India lost the international arbitration with Cairn Energy at The Hague in December and the former was given an award of $1.2 billion.
The Union government’s offer of settling the retrospective taxation case with Cairn Energy may hinge on Vedanta withdrawing the ongoing arbitration from the Singapore Tribunal on the same issue.
The government has offered to refund Cairn Energy Rs 7,900 crore that it had collected under the retrospective tax demand on fulfilment of certain conditions, including withdrawal of pending litigation and furnishing of an undertaking to the effect that no claim for cost, damages, interest, etc., would be filed.
This condition is also part of the Taxation Laws (Amendment) Bill, 2021, passed by Parliament recently.
The proposal of Vedanta withdrawing a parallel arbitration on the same issue was also taken up with Cairn executives in a meeting with the finance ministry on Wednesday.
Under the arbitration in Singapore, Anil Agarwal-led Vedanta has sought damages worth close to Rs 5,000 crore under the India - Singapore investment treaty over significant decline in share value due to the Rs 10,250-crore tax notice to its erstwhile subsidiary Cairn India.
The Indian entity subsequently merged with Bombay Stock Exchange-listed Vedanta, leading to Cairn Plc holding in Vedanta as well.
The amendment allows the government to withdraw the retrospective tax demands made using a 2012 legislation on the indirect transfer of Indian assets.
The government is now formulating the rules for the amendment.
"This is a very peculiar case. There are multiple cases. The Vedanta case is in the Singapore Tribunal.
"They are inter-related as they are starting from the 2012 order. So ideally they will all need to be withdrawn.
"But we are still in the process of formulating the rules," said a government official.
"The rules will clarify the mode of action on what both the parties need to do in order to honour the amendment," he added.
India lost the international arbitration with Cairn Energy at The Hague in December and the former was given an award of $1.2 billion.
It was appealed by India in March and the hearing for setting aside the order is scheduled in September.
London-based Vedanta Resources has also served a notice of claim against the Government of India under the India-United Kingdom BIT, challenging the tax demand on March 27, 2015.
A senior Vedanta official, however, maintained that his company was not party to Cairn Energy litigation.
In May 2021, a Singapore tribunal had rejected an Indian government plea on the Vedanta case seeking to implement a regime to permit cross-disclosure of documents between the two arbitrations.
The government had pleaded that there was a potential overlap between the Cairn and Vedanta arbitration cases and the appellant was concerned about the risk of inconsistent findings by the two tribunals.
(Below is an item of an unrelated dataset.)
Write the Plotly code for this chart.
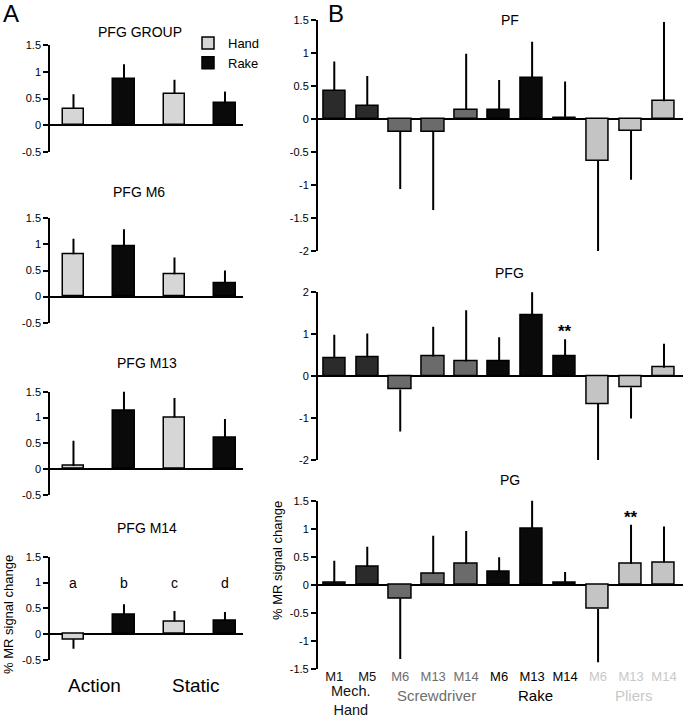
import plotly.graph_objects as go

W, H = 687, 719

# ---------------- Data ----------------
# Panel A: conditions in order Action-Hand, Action-Rake, Static-Hand, Static-Rake
A_TITLES = ["PFG GROUP", "PFG M6", "PFG M13", "PFG M14"]
A_VALUES = [
    [0.31, 0.86, 0.59, 0.41],
    [0.81, 0.97, 0.43, 0.26],
    [0.06, 1.13, 1.00, 0.61],
    [-0.10, 0.37, 0.25, 0.26],
]
A_ERR = [
    [0.27, 0.28, 0.26, 0.22],
    [0.30, 0.32, 0.32, 0.24],
    [0.49, 0.39, 0.38, 0.36],
    [0.18, 0.21, 0.20, 0.17],
]
A_SERIES = ["Hand", "Rake"]
A_CONDITIONS = ["Action", "Static"]
A_LETTERS = ["a", "b", "c", "d"]
A_TICKVALS = [-0.5, 0, 0.5, 1, 1.5]
A_TICKTEXT = ["-0.5", "0", "0.5", "1", "1.5"]

# Panel B
B_TITLES = ["PF", "PFG", "PG"]
B_LABELS = ["M1", "M5", "M6", "M13", "M14", "M6", "M13", "M14", "M6", "M13", "M14"]
B_GROUP_OF = [0, 0, 1, 1, 1, 2, 2, 2, 3, 3, 3]
B_GROUPS = ["Mech.<br>Hand", "Screwdriver", "Rake", "Pliers"]
B_VALUES = [
    [0.43, 0.20, -0.19, -0.19, 0.14, 0.14, 0.62, 0.02, -0.63, -0.18, 0.27],
    [0.43, 0.45, -0.32, 0.47, 0.35, 0.35, 1.44, 0.47, -0.66, -0.27, 0.20],
    [0.04, 0.32, -0.24, 0.20, 0.37, 0.23, 1.00, 0.04, -0.43, 0.375, 0.40],
]
B_ERR = [
    [0.44, 0.45, 0.87, 1.19, 0.85, 0.45, 0.55, 0.55, 1.51, 0.74, 1.20],
    [0.56, 0.57, 1.00, 0.71, 1.22, 0.58, 0.79, 0.41, 1.43, 0.74, 0.57],
    [0.39, 0.36, 1.08, 0.675, 0.59, 0.26, 0.59, 0.19, 0.95, 0.695, 0.64],
]
B_STARS = [None, 7, 9]  # index of bar marked "**" in each panel
B_TICKS = [
    ([-2, -1.5, -1, -0.5, 0, 0.5, 1, 1.5], ["-2", "-1.5", "-1", "-0.5", "0", "0.5", "1", "1.5"]),
    ([-2, -1, 0, 1, 2], ["-2", "-1", "0", "1", "2"]),
    ([-1.5, -1, -0.5, 0, 0.5, 1, 1.5], ["-1.5", "-1", "-0.5", "0", "0.5", "1", "1.5"]),
]
Y_TITLE = "% MR signal change"

# ---------------- Styling ----------------
FONT = "Liberation Sans, Arial, sans-serif"
NARROW = "Liberation Sans Narrow, Arial Narrow, Liberation Sans, sans-serif"
A_COLORS = {"Hand": "#d6d6d6", "Rake": "#0a0a0a"}
GROUP_COLORS = ["#2b2b2b", "#6b6b6b", "#0a0a0a", "#c4c4c4"]
LABEL_COLORS = ["#111111", "#6e6e6e", "#000000", "#c8c8c8"]


def dx(l, r):
    return [l / W, r / W]


def dy(t, b):
    return [1 - b / H, 1 - t / H]


def px_ann(text, x, y, size, **kw):
    d = dict(text=text, x=x / W, y=1 - y / H, xref="paper", yref="paper",
             xanchor="center", yanchor="middle", showarrow=False,
             font=dict(size=size, family=FONT, color=kw.pop("color", "black")))
    d.update(kw)
    return d


def err_arrays(vals, errs):
    up = [e if v >= 0 else 0 for v, e in zip(vals, errs)]
    dn = [e if v < 0 else 0 for v, e in zip(vals, errs)]
    return up, dn


fig = go.Figure()
layout = dict(
    width=W, height=H, margin=dict(l=0, r=0, t=0, b=0, autoexpand=False),
    paper_bgcolor="white", plot_bgcolor="white",
    font=dict(family=FONT, color="black"),
    bargap=0, barmode="overlay",
    legend=dict(x=188 / W, y=1 - 28 / H, xanchor="left", yanchor="top",
                font=dict(size=13, family=FONT), tracegroupgap=0,
                itemwidth=30, bgcolor="rgba(0,0,0,0)"),
)
annotations = []

# ---------------- Panel A ----------------
A_Y_PIX = [(45, 152), (218.3, 322.7), (391.7, 495), (556.7, 660)]
A_TITLE_X = [140, 139, 147, 147]
A_TITLE_Y = [32, 192, 363, 528]
for p in range(4):
    n = p + 1
    xa = f"x{n}" if n > 1 else "x"
    ya = f"y{n}" if n > 1 else "y"
    for s, name in enumerate(A_SERIES):
        idx = [i for i in range(4) if i % 2 == s]
        vals = [A_VALUES[p][i] for i in idx]
        errs = [A_ERR[p][i] for i in idx]
        up, dn = err_arrays(vals, errs)
        fig.add_trace(go.Bar(
            x=idx, y=vals, width=0.42, name=name,
            marker=dict(color=A_COLORS[name], line=dict(color="black", width=1.5)),
            error_y=dict(type="data", symmetric=False, array=up, arrayminus=dn,
                         color="black", thickness=2, width=0),
            xaxis=xa, yaxis=ya, showlegend=(p == 0), legendgroup=name,
        ))
    kx = "xaxis" if n == 1 else f"xaxis{n}"
    ky = "yaxis" if n == 1 else f"yaxis{n}"
    layout[kx] = dict(domain=dx(50, 243), range=[-0.465, 3.357], anchor=ya,
                      showline=False, showticklabels=False, ticks="",
                      showgrid=False, zeroline=False, fixedrange=True)
    layout[ky] = dict(domain=dy(*A_Y_PIX[p]), range=[-0.5, 1.5], anchor=xa,
                      showline=True, linecolor="black", linewidth=1.5,
                      ticks="outside", ticklen=5, tickwidth=1.5, tickcolor="black",
                      tickvals=A_TICKVALS, ticktext=A_TICKTEXT,
                      tickfont=dict(size=11, family=FONT),
                      showgrid=False, zeroline=True, zerolinecolor="black",
                      zerolinewidth=1.5, fixedrange=True)
    annotations.append(px_ann(A_TITLES[p], A_TITLE_X[p], A_TITLE_Y[p], 14))

# letters on PFG M14
for i, t in enumerate(A_LETTERS):
    annotations.append(dict(text=t, x=i, y=1.0, xref="x4", yref="y4",
                            xanchor="center", yanchor="middle",
                            showarrow=False, font=dict(size=14, family=FONT)))
# condition labels
for j, t in enumerate(A_CONDITIONS):
    annotations.append(dict(text=t, x=2 * j + 0.5, xref="x4", y=1 - 685 / H,
                            yref="paper", xshift=-4, xanchor="center", yanchor="middle",
                            showarrow=False, font=dict(size=19, family=FONT)))
# y title panel A
annotations.append(px_ann(Y_TITLE, 8, 615, 13, textangle=-90))
annotations.append(dict(text="A", x=0, y=1, xref="paper", yref="paper",
                        xanchor="left", yanchor="top", yshift=2, xshift=1,
                        showarrow=False, font=dict(size=24, family=FONT)))

# ---------------- Panel B ----------------
B_Y_PIX = [(20, 251), (292.3, 460), (500.7, 669)]
B_RANGES = [[-2, 1.5], [-2, 2], [-1.5, 1.5]]
B_TITLE_Y = [20, 273, 480]
xs = list(range(len(B_LABELS)))
tick_text = [f'<span style="color:{LABEL_COLORS[g]}">{l}</span>'
             for l, g in zip(B_LABELS, B_GROUP_OF)]
for p in range(3):
    n = p + 5
    xa, ya = f"x{n}", f"y{n}"
    up, dn = err_arrays(B_VALUES[p], B_ERR[p])
    fig.add_trace(go.Bar(
        x=xs, y=B_VALUES[p], width=0.67, name=B_TITLES[p],
        marker=dict(color=[GROUP_COLORS[g] for g in B_GROUP_OF],
                    line=dict(color="black", width=1.5)),
        error_y=dict(type="data", symmetric=False, array=up, arrayminus=dn,
                     color="black", thickness=2, width=0),
        xaxis=xa, yaxis=ya, showlegend=False,
    ))
    last = (p == 2)
    layout[f"xaxis{n}"] = dict(domain=dx(317.7, 682.7), range=[-0.503, 10.567], anchor=ya,
                               showline=False, showticklabels=last, ticks="",
                               tickvals=xs, ticktext=tick_text,
                               tickfont=dict(size=13, family=NARROW),
                               ticklabelstandoff=-2,
                               showgrid=False, zeroline=False, fixedrange=True)
    tv, tt = B_TICKS[p]
    layout[f"yaxis{n}"] = dict(domain=dy(*B_Y_PIX[p]), range=B_RANGES[p], anchor=xa,
                               showline=True, linecolor="black", linewidth=1.5,
                               ticks="outside", ticklen=5, tickwidth=1.5, tickcolor="black",
                               tickvals=tv, ticktext=tt,
                               tickfont=dict(size=11, family=FONT),
                               showgrid=False, zeroline=True, zerolinecolor="black",
                               zerolinewidth=1.5, fixedrange=True)
    annotations.append(px_ann(B_TITLES[p], 510, B_TITLE_Y[p], 14))
    s = B_STARS[p]
    if s is not None:
        annotations.append(dict(text="<b>**</b>", x=s, y=B_VALUES[p][s] + B_ERR[p][s],
                                xref=xa, yref=ya, xanchor="center", yanchor="bottom",
                                yshift=-4, showarrow=False,
                                font=dict(size=17, family=FONT)))

# group labels under PG
for g, name in enumerate(B_GROUPS):
    members = [i for i, gg in enumerate(B_GROUP_OF) if gg == g]
    cx = sum(members) / len(members)
    two_line = "<br>" in name
    if two_line:
        pos = dict(y=0, yanchor="bottom", yshift=0)
    else:
        pos = dict(y=1 - 695 / H, yanchor="middle")
    annotations.append(dict(text=name, x=cx, xref="x7", yref="paper",
                            xanchor="center", showarrow=False,
                            xshift=3 if g > 0 else 0, borderpad=0,
                            font=dict(size=15 if not two_line else 14.5,
                                      family=FONT, color=LABEL_COLORS[g]), **pos))
annotations.append(px_ann(Y_TITLE, 277, 561, 13, textangle=-90))
annotations.append(dict(text="B", x=326 / W, y=1, xref="paper", yref="paper",
                        xanchor="left", yanchor="top", yshift=2,
                        showarrow=False, font=dict(size=24, family=FONT)))

layout["annotations"] = annotations
fig.update_layout(**layout)
fig.write_html(
    "out.html",
    config={"displayModeBar": False},
    post_script="document.body.style.margin='0';document.body.style.padding='0';",
)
Cairn Energy had also filed the case in the Delhi high court pertaining to computation of capital gains and abuse of tax.
The appeal was filed by Cairn over the ITAT order.
ITAT had given Rs 18,800-crore interest amount relief to Cairn but had upheld the I-T department’s capital gains tax demand of Rs 10,240 crore.
The ITAT had in 2016 given relief on interest to Cairn on grounds that advance tax was a retrospective levy so it could not have been anticipated by the assessee.
The tribunal also held that a foreign company that pays tax deducted at source is not liable to pay advance tax, as per section 234B of the Income Tax Act.
Cairn has argued in its appeal that the cost of acquisition should be taken as full value of consideration, and therefore the capital gain arising from the transaction should be zero.